I suoi fiori, stipati in dense pannocchie, trascolorano maturando dal rosso al bianco.
Ma le aloe non sono solo piante a fioritura invernale. I vivaisti sudafricani ne offrono di spettacolari in ogni stagione, e dove il clima lo consente, si potrebbe metter su un “giardino delle aloe” con sempre qualche pianta in fiore.
Due specie, la woolliana e la ciliaris, sbocciano già del resto, con più cicli, quasi tutto l’anno.
Quest’ultima, ben naturalizzata in Riviera, si riproduce facilmente per talea di giovani rami, e si presta molto bene, col suo portamento sarmentoso, a rivestire muri e nicchie.
Una specie analoga, da introdurre, potrebbe essere anche l’ Aloe tenuior, con fiori gialli o, più raramente, color corallo.
La coltura di tutte queste specie è molto facile, ma non bisogna dimenticare che sono piante grasse : tollerano spesso il freddo (alcune specie crescono ad alte quote, dove per qualche ora la temperatura può scendere anche sotto zero) ma non l’umidità.
Il terreno dev’essere quindi ben drenato, e durante l’inverno in genere non vanno annaffiate. Le foglie debbono comunque asciugare in fretta, ed è bene non spruzzarle, perché il cuore delle rosette tende facilmente a marcire.
In zone poco adatte, tipo la Pianura Padana, le aloe vanno tenute in vaso, per ripararle d’inverno in una veranda luminosa.
Ed anche se l’ Aloe arborescens dà prova di una robustezza e un’adattabilità eccezionale, sarà meglio orientarsi verso specie di piccola taglia a foglie decorative, come l’ Aloe brevifolia o la variegata non più alta di 30 cm.
Il terreno, dev’essere sabbioso ma ricco.
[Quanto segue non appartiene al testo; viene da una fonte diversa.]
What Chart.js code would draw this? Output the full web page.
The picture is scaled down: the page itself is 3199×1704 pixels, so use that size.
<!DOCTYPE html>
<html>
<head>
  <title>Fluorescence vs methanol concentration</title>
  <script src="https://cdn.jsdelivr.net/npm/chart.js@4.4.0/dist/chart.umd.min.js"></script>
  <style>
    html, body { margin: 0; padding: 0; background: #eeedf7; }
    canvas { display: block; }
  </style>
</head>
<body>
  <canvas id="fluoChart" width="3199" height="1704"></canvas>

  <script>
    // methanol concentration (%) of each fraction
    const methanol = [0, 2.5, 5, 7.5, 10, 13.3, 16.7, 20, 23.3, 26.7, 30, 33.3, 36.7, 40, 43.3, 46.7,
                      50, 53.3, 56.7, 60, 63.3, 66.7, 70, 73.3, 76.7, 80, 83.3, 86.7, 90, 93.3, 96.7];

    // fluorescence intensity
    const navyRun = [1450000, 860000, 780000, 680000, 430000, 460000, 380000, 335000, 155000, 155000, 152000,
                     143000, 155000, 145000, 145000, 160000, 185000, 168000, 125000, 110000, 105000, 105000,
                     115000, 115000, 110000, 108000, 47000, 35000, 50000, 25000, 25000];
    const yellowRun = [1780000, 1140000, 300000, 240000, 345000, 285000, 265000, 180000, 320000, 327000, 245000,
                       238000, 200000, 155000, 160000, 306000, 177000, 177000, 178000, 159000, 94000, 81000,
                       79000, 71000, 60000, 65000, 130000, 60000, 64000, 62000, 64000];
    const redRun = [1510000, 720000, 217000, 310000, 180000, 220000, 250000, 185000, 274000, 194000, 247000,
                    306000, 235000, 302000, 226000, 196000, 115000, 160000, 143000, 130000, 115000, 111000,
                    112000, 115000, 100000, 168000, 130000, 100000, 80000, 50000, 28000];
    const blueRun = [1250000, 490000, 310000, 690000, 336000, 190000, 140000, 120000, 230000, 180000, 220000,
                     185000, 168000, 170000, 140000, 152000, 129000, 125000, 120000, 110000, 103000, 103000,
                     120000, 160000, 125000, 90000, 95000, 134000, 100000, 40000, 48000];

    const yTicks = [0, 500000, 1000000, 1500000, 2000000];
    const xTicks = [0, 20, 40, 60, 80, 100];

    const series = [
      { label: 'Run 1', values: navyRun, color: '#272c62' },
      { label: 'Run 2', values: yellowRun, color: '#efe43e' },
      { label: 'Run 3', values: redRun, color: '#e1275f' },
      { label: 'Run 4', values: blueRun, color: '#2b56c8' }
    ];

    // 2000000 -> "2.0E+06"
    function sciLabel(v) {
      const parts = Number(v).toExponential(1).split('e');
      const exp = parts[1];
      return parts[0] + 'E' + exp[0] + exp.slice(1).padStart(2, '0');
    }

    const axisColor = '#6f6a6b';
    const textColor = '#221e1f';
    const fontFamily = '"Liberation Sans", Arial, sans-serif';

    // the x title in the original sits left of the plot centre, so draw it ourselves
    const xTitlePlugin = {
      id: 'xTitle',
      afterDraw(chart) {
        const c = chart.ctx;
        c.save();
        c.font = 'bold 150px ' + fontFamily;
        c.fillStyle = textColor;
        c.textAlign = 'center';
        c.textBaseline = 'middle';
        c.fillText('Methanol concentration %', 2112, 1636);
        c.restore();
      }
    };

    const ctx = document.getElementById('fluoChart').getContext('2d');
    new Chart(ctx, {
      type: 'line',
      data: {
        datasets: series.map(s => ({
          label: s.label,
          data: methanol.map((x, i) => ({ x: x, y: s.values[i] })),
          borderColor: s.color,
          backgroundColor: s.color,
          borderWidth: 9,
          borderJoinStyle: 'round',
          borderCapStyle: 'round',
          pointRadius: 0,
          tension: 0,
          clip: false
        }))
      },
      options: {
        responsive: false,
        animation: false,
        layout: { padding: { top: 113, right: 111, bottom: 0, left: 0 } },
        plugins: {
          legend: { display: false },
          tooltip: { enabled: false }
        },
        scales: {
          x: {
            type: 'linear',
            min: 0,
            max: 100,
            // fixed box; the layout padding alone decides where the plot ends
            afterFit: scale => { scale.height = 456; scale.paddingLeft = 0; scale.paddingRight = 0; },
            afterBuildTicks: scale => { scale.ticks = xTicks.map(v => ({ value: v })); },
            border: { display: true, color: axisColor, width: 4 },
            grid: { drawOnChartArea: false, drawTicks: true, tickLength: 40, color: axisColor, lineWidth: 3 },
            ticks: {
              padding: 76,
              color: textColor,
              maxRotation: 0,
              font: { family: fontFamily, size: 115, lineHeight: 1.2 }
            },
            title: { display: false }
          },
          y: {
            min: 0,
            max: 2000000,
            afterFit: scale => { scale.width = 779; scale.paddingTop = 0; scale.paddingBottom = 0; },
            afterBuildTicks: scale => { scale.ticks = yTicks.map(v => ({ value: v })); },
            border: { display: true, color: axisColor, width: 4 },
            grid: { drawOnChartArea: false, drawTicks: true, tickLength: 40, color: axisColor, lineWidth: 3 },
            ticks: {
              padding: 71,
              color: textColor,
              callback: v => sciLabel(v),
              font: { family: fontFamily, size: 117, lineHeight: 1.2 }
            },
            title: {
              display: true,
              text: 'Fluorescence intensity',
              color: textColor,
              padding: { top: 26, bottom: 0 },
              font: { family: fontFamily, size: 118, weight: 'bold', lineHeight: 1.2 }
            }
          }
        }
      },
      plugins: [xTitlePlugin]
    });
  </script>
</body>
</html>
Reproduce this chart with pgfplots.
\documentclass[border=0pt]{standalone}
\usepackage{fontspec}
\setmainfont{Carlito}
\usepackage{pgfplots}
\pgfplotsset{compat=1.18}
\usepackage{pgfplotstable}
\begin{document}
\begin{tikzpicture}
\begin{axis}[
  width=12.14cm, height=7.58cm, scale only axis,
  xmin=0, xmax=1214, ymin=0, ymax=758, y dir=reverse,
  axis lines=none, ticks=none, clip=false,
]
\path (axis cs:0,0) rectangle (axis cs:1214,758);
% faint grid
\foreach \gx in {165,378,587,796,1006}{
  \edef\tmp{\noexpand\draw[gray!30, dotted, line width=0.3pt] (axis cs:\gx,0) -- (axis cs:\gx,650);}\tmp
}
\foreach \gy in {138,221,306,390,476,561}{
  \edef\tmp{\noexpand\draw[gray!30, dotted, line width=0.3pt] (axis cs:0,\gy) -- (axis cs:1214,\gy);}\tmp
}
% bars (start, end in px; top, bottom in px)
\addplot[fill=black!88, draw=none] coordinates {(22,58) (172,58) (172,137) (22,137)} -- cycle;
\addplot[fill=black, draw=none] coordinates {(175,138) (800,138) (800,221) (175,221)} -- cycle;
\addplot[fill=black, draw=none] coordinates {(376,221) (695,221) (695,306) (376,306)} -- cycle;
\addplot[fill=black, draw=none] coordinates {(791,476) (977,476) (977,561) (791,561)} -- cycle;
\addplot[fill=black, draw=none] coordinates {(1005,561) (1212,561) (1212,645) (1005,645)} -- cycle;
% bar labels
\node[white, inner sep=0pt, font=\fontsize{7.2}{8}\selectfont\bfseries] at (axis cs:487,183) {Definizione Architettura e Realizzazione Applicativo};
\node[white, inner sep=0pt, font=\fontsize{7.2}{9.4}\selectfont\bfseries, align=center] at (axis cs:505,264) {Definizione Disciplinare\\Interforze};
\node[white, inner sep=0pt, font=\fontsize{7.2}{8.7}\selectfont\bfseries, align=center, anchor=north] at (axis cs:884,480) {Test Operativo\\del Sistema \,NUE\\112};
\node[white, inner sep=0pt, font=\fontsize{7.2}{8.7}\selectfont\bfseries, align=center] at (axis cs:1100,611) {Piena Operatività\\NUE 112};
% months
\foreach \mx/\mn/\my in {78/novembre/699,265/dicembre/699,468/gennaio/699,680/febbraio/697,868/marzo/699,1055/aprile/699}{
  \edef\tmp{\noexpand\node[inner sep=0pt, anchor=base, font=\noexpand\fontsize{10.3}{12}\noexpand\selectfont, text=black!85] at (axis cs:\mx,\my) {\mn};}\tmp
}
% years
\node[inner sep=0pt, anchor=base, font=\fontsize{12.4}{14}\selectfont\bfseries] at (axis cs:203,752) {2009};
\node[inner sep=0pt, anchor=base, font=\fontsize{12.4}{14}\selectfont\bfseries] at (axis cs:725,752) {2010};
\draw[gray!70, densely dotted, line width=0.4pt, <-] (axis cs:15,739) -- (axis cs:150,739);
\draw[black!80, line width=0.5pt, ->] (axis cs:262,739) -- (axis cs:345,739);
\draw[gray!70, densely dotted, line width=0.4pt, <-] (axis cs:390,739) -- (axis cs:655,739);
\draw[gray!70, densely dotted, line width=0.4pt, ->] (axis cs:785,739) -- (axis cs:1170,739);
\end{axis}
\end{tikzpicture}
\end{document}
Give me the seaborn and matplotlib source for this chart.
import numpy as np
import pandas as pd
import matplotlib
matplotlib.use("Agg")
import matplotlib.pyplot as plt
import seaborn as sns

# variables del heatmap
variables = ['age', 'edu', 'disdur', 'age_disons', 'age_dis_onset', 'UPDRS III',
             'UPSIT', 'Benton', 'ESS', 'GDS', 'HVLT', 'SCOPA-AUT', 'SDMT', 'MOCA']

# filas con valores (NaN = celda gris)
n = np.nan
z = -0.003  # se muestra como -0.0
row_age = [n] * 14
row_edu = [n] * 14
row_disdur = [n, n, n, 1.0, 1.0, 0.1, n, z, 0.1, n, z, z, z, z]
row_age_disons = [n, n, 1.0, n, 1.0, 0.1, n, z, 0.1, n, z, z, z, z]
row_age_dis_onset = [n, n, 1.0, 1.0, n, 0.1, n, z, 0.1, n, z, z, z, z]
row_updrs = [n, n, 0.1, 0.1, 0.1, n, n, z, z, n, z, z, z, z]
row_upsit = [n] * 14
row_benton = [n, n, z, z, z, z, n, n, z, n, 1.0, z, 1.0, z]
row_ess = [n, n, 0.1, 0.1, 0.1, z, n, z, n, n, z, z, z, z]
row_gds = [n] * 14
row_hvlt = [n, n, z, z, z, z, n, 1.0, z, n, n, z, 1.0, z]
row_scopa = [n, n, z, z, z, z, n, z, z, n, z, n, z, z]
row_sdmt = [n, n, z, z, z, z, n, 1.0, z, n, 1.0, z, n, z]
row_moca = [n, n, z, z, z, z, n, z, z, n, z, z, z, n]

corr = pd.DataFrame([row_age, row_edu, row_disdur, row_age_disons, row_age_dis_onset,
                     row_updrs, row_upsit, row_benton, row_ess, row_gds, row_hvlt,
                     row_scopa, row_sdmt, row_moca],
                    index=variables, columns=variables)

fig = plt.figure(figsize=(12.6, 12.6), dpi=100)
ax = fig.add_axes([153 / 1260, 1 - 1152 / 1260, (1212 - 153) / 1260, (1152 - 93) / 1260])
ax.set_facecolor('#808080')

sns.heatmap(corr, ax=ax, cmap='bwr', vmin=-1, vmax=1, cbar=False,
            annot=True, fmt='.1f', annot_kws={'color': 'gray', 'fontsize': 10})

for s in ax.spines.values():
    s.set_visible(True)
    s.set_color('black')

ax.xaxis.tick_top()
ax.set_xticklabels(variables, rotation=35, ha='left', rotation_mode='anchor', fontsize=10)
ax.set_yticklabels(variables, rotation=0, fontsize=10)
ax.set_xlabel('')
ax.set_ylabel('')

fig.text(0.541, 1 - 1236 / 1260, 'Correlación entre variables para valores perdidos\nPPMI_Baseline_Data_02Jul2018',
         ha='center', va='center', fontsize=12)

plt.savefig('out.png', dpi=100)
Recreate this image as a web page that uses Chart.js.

Contrariamente a quanto si crede, infatti, le aloe crescono in terre molto fertili, e la mancanza di nutrimento, col cattivo drenaggio, è fra le principali cause d’insuccesso.
Tutte le specie fin qui citate richiedono terreni neutri, ma una ventina circa ha bisogno di suoli alcalini, e una dozzina di terreni acidi. Fra queste la più celebre è senza dubbio l’ Aloe plicatilis, diffusa a sud ovest di Cape Town.
Le sue foglie, anziché a “rosetta”, sono opposte, e formano strani “ventagli” molto decorativi. Raggiunge i 3-4 m d’altezza, e avvezza com’è al freddo e alle piogge invernali, potrebbe crescere facilmente all’aperto nei caldi giardini del sud.
Le aloe si moltiplicano per lo più separando i polloni basali, o con talee estive dei germogli laterali del fusto. Vanno messe nella sabbia umida, dopo aver lasciato cicatrizzare 2-3 giorni il taglio in un luogo caldo e secco, e la crescita delle radici può essere accelerata da ormoni, facilmente reperibili in commercio.
Le specie con una sola “testa” non si prestano naturalmente a questa pratica, ma se a causa di una gelata il tronco è compromesso, si può reciderlo di netto e ripiantarlo più basso.
C’è anche la lunga via del seme. Occorre, è vero, una pazienza infinita, ma le piante così ottenute sono in genere più robuste e adatte ai nostri climi. A differenza degli animali, infatti, il mondo verde mostra un’enorme variabilità individuale all’interno delle specie, e fra le piantine in germinazione, ce n’è sempre una “diversa”, più adatta alle mutate condizioni ambientali.
I semi, contenuti in capsule deiscenti di varia grandezza, vanno sparsi in primavera su un terriccio leggero ma sostanzioso, composto per 2/3 da buona terra, e per 1/3 da sabbia. Si coprono con uno straterello di ghiaia, che permetterà all’aria di circolare, e le piantine si rinvasano dopo un anno, quando raggiungono i 2-4 cm d’altezza, con molta attenzione, per non rompere le fragili, ridottissime radici.
GARDENIA + SCIENZA & VITA – 1988
Di recente il genere Aloe è stato assegnato alla famiglia delle Xanthorrhoeaceae.